This first phase in the web design process is all about getting your ideas and requirements down on paper. A good digital agency will draw up a project brief for your website based on a few different sources.
A Project Planner or Questionnaire
This is usually a simple set of questions that not only gives the project manager an idea of who you are but also to establish the size of the project you’re after.
The questions may sound irrelevant to you at the time but they build a really useful picture of your business, who you are and how you want to be portrayed online.
Documents and Outlines
Larger companies often provide their own project briefs to digital agencies, especially when a job is up for tender. These documents provide a wealth of information and are fantastic resources for a digital agency. Don’t hesitate to get as much information as possible down on paper ready to work through with your project manager.
If you find that your documents have been rewritten into a new project brief, don’t be down hearted as this can be done for a number of reasons.

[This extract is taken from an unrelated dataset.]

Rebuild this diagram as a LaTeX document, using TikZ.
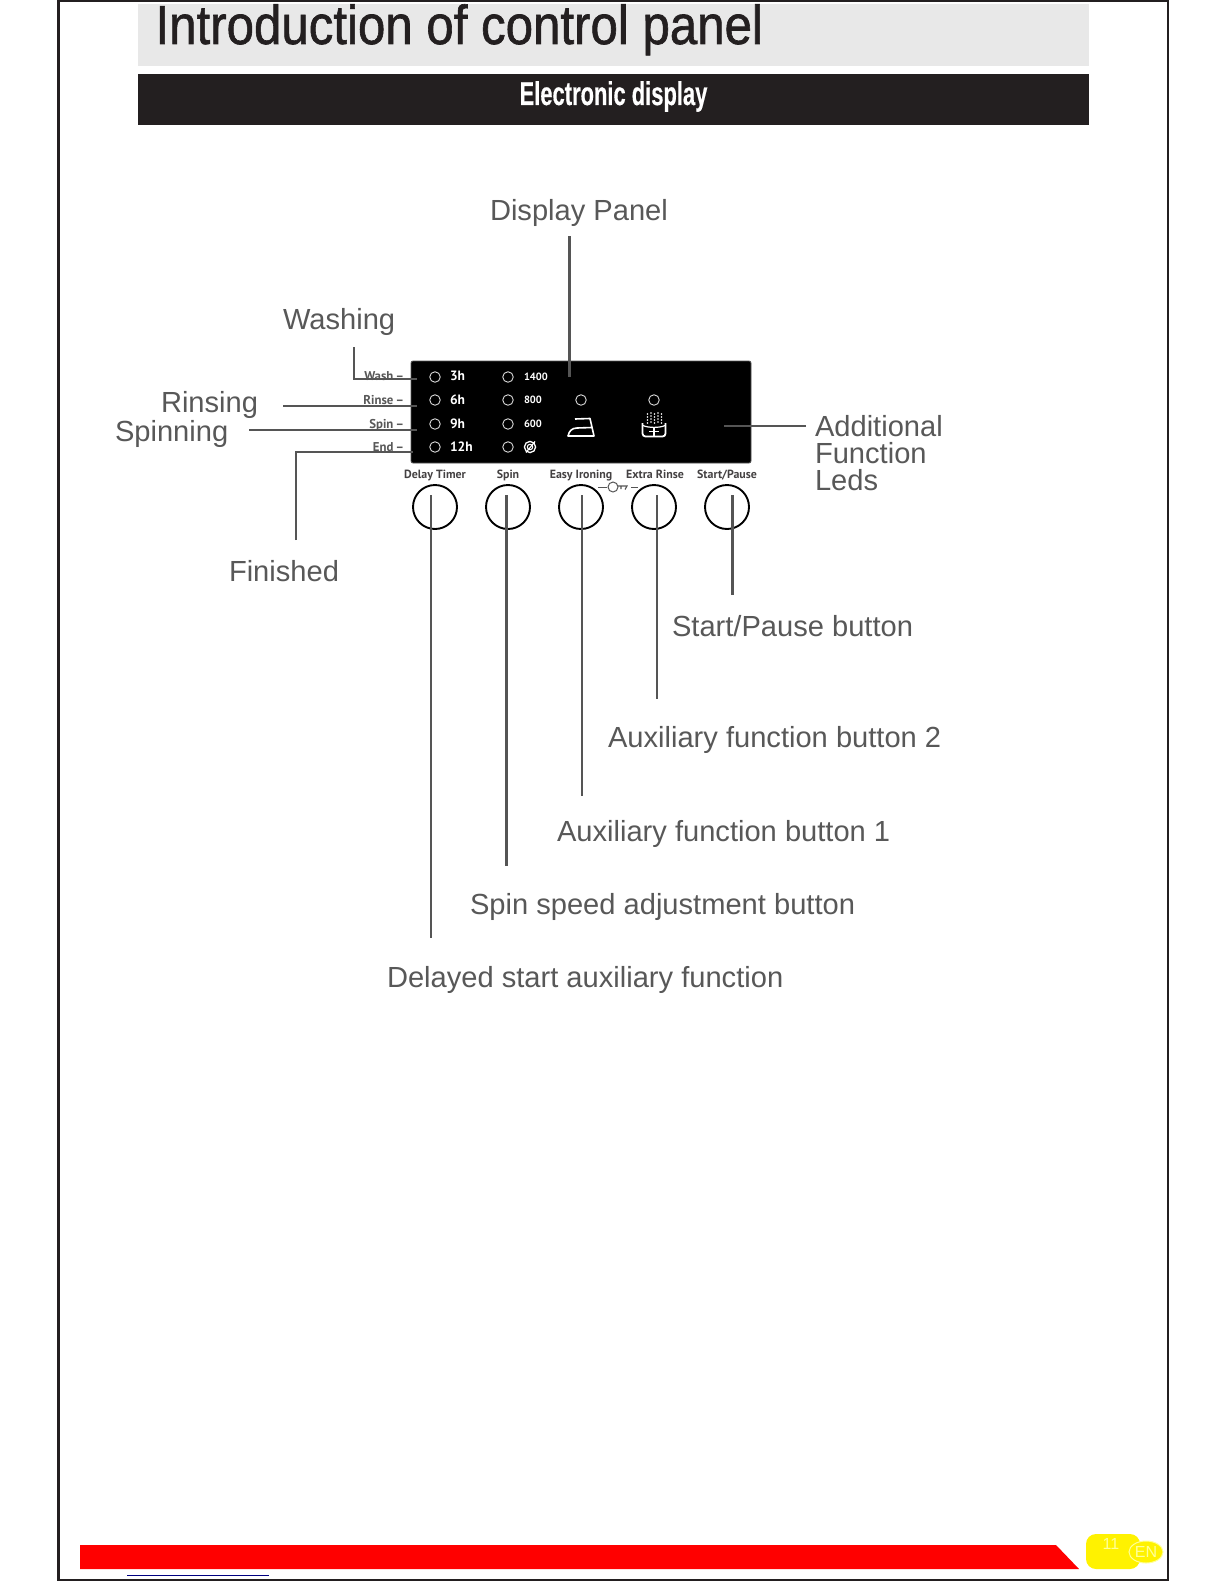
\documentclass[tikz,border=0pt]{standalone}
\usepackage{fontspec}
\usetikzlibrary{shapes.geometric}
\setmainfont{Liberation Sans}
\newfontfamily\panelfont{PT Sans}
\newfontfamily\titlefont[FakeBold=1.2]{Liberation Sans}
\newfontfamily\subfont[FakeBold=0.5]{Liberation Sans}
\definecolor{lab}{HTML}{585858}
\definecolor{ink}{HTML}{231F20}
\definecolor{band}{HTML}{E8E8E8}
\definecolor{conn}{HTML}{555555}
\definecolor{palet}{HTML}{FFFF99}
\tikzset{
  px/.style={inner sep=0pt,outer sep=0pt},
  callout/.style={px,anchor=base west,text=lab,font=\fontsize{29.1}{29.1}\selectfont},
  conn/.style={draw=conn,line width=1.8pt},
  connb/.style={draw=conn,line width=3pt},
  led/.style={circle,draw=white!85!black,line width=0.9pt,minimum size=10.5pt,px,fill=black},
  ledtxt/.style={px,anchor=base west,text=white,font=\panelfont\bfseries\fontsize{13.5}{13.5}\selectfont},
  spdtxt/.style={px,anchor=base west,text=white,font=\panelfont\bfseries\fontsize{10.5}{10.5}\selectfont},
  sidetxt/.style={px,anchor=base east,text=lab,font=\panelfont\bfseries\fontsize{12.8}{12.8}\selectfont},
  btntxt/.style={px,anchor=base,text=ink!85,font=\panelfont\bfseries\fontsize{11.9}{11.9}\selectfont},
  btn/.style={circle,draw=black,line width=1.9pt,minimum size=44pt,px},
}
\begin{document}
\begin{tikzpicture}[x=1pt,y=-1pt]
\useasboundingbox (0,0) rectangle (1224,1584);
% page frame
\draw[ink,line width=2.6pt] (58.5,1) -- (58.5,1580) -- (1168,1580) -- (1168,1) -- cycle;
% headings
\fill[band] (138,4) rectangle (1089,66);
\fill[ink] (138,74) rectangle (1089,125);
\node[px,anchor=base west,text=ink] (title) at (155.5,44) {\scalebox{0.895}[1]{\titlefont\fontsize{55}{55}\selectfont Introduction of control panel}};
\node[px,anchor=base,text=white] (sub) at (613.5,105) {\scalebox{0.665}[1]{\subfont\fontsize{33}{33}\selectfont\bfseries Electronic display}};
% panel
\node[px,fill=black,rounded corners=2pt,minimum width=340pt,minimum height=102pt,anchor=north west,draw=conn,line width=0.8pt] (panel) at (411,361) {};
% leds
\foreach \n/\y in {a/377,b/400,c/424,d/447}{
  \node[led] (l1\n) at (435,\y) {};
  \node[led] (l2\n) at (508,\y) {};
}
\node[led] (iron) at (581,400) {};
\node[led] (rinse) at (654,400) {};
\node[ledtxt] (t1) at (450,380.5) {3h};
\node[ledtxt] (t2) at (450,404.5) {6h};
\node[ledtxt] (t3) at (450,428) {9h};
\node[ledtxt] (t4) at (450,451.5) {12h};
\node[spdtxt] (s1) at (524,380) {1400};
\node[spdtxt] (s2) at (524,403.5) {800};
\node[spdtxt] (s3) at (524,427) {600};
% spiral icon
\draw[white,line width=1.3pt] (530,447) circle (5.6pt);
\draw[white,line width=1.1pt] (530,447) circle (2.7pt);
\draw[white,line width=1.2pt] (526,452.5) -- (535,441.5);
% iron icon
\draw[white,line width=1.6pt,line join=round] (575,419) -- (590,418.5) -- (594,436) -- (568,436) .. controls (569,431) and (572,428) .. (577,428) -- (592,427.5);
% extra-rinse icon
\draw[white,line width=1.8pt,rounded corners=3pt] (642.5,423) -- (642.5,436.5) -- (665.5,436.5) -- (665.5,423);
\draw[white,line width=1.2pt] (643,425.5) .. controls (648,428) and (660,428) .. (665,425.5);
\draw[white,line width=1.6pt] (649,431.5) -- (659,431.5) (654,427.5) -- (654,435.5);
\foreach \x/\d in {647.5/1,651/0,654.5/1,658/0,661.5/1}{
  \foreach \y in {413,416,419,422}{\fill[white] (\x,\y+\d) circle (0.85pt);}
}
% side labels
\node[sidetxt] (w) at (404,380.5) {Wash\,–};
\node[sidetxt] (r) at (404,404.5) {Rinse\,–};
\node[sidetxt] (sp) at (404,428) {Spin\,–};
\node[sidetxt] (e) at (404,451.5) {End\,–};
% buttons
\node[btn] (b1) at (435,507) {};
\node[btn] (b2) at (508,507) {};
\node[btn] (b3) at (581,507) {};
\node[btn] (b4) at (654,507) {};
\node[btn] (b5) at (727,507) {};
\node[btntxt] (bt1) at (435,478) {Delay Timer};
\node[btntxt] (bt2) at (508,478) {Spin};
\node[btntxt] (bt3) at (581,478) {Easy Ironing};
\node[btntxt] (bt4) at (655,478) {Extra Rinse};
\node[btntxt] (bt5) at (727,478) {Start/Pause};
% key symbol
\draw[conn,line width=1pt] (598,487) -- (607,487) (631,487) -- (638,487);
\draw[conn,line width=1pt] (613,487) circle (5pt);
\draw[conn,line width=1.1pt] (618,486) -- (627,486) -- (625,489.5) (621,486) -- (621,489);
% callouts
\node[callout] (dp) at (490,220) {Display Panel};
\node[callout] (wa) at (283,329) {Washing};
\node[callout] (ri) at (161,412) {Rinsing};
\node[callout] (spn) at (115,441) {Spinning};
\node[callout] (fi) at (229,581) {Finished};
\node[callout,align=left,anchor=north west,font=\fontsize{29.1}{27.3}\selectfont] (af) at (815,415) {Additional\\Function\\Leds};
\node[callout] (sb) at (672,636) {Start/Pause button};
\node[callout] (a2) at (608,747) {Auxiliary function button 2};
\node[callout] (a1) at (557,841) {Auxiliary function button 1};
\node[callout] (ss) at (470,914) {Spin speed adjustment button};
\node[callout] (ds) at (387,987) {Delayed start auxiliary function};
% connectors
\coordinate (dp0) at (569,236); \coordinate (dp1) at (569,377);
\coordinate (wa0) at (354,347); \coordinate (wa1) at (417,379);
\coordinate (ri0) at (283,406); \coordinate (ri1) at (417,406);
\coordinate (sp0) at (249,430); \coordinate (sp1) at (417,430);
\coordinate (fi0) at (296,540); \coordinate (fi1) at (413,452);
\coordinate (af0) at (806,426); \coordinate (af1) at (724,426);
\coordinate (q1) at (431,495); \coordinate (q1e) at (431,938);
\coordinate (q2) at (506,495); \coordinate (q2e) at (506,866);
\coordinate (q3) at (582,495); \coordinate (q3e) at (582,796);
\coordinate (q4) at (657,495); \coordinate (q4e) at (657,699);
\coordinate (q5) at (732,495); \coordinate (q5e) at (732,595);
\draw[connb] (dp0) -- (dp1);
\draw[conn] (wa0) |- (wa1);
\draw[conn] (ri0) -- (ri1);
\draw[conn] (sp0) -- (sp1);
\draw[conn] (fi0) |- (fi1);
\draw[conn] (af0) -- (af1);
\draw[conn] (q1) -- (q1e);
\draw[connb] (q2) -- (q2e);
\draw[conn] (q3) -- (q3e);
\draw[conn] (q4) -- (q4e);
\draw[connb] (q5) -- (q5e);
% footer
\fill[red] (80,1545) -- (1056,1545) -- (1079,1569) -- (80,1569) -- cycle;
\draw[blue!50!black,line width=0.8pt] (127,1575.5) -- (269,1575.5);
\fill[yellow,rounded corners=10pt] (1086,1534) rectangle (1140,1569);
\node[px,fill=yellow,draw=palet,line width=1pt,ellipse,minimum width=34pt,minimum height=22pt] (en) at (1146,1552) {};
\node[px,text=palet,font=\fontsize{16}{16}\selectfont] (pg) at (1111,1544) {11};
\node[px,text=palet,font=\fontsize{16}{16}\selectfont] (ent) at (en) {EN};
\end{tikzpicture}
\end{document}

Firstly the documents provided are often written by clients who understand exactly what they want, but not necessarily the technical way to achieve it. It also comes down to the best format for the agency staff to work with and interpret the information correctly.
Secondly the digital agency will generally have their own template to use for project briefs. This template will usually split the work up into sections or phases which then make it easier to be quoted on.
Rewriting the document allows the digital agency to put the brief into terms that can be understood by both technical and non-technical readers whilst still outlining all of the functionality that the website requires.
Meetings and Phone Calls
It’s vital to collaborate with your digital agency at this point in the project. Any conversations and meetings you have will not only help the agency develop your project brief effectively, but to also get to know you and your business better.
Don’t just let the agency do all the questioning. Make sure that you are asking the questions as well. If you get to know and understand the agency you are working with, it’ll give you that peace of mind knowing that their ideas and line of thinking is compatible with your business ideals.
Remember that your digital agency has done this many times before and will have a lot of knowledge about what works on the Internet and what doesn’t.
Use their knowledge to your advantage. Ask questions about other projects they have worked on and get their opinions on your ideas. However, make sure that your input has been taken on board and don’t be over influenced into using your agencies style. After all it’s your website so make sure it reflects you and who you are.
Website Functionality and Site Map
A good project brief should include a detailed list of functionality that will be incorporated into the website. A clear site map to outline the pages included in your website. With larger websites the site map may be broken down into different sections to make it easier to visualise.
There is a lot of information that goes into a project brief, but a good brief will represent a clear picture of what to expect from your digital agency. This planning stage of a website may seem tedious, but it’s vital to ensure the agency knows what’s expected of them and that you as a client are clear on what you are actually getting for your money.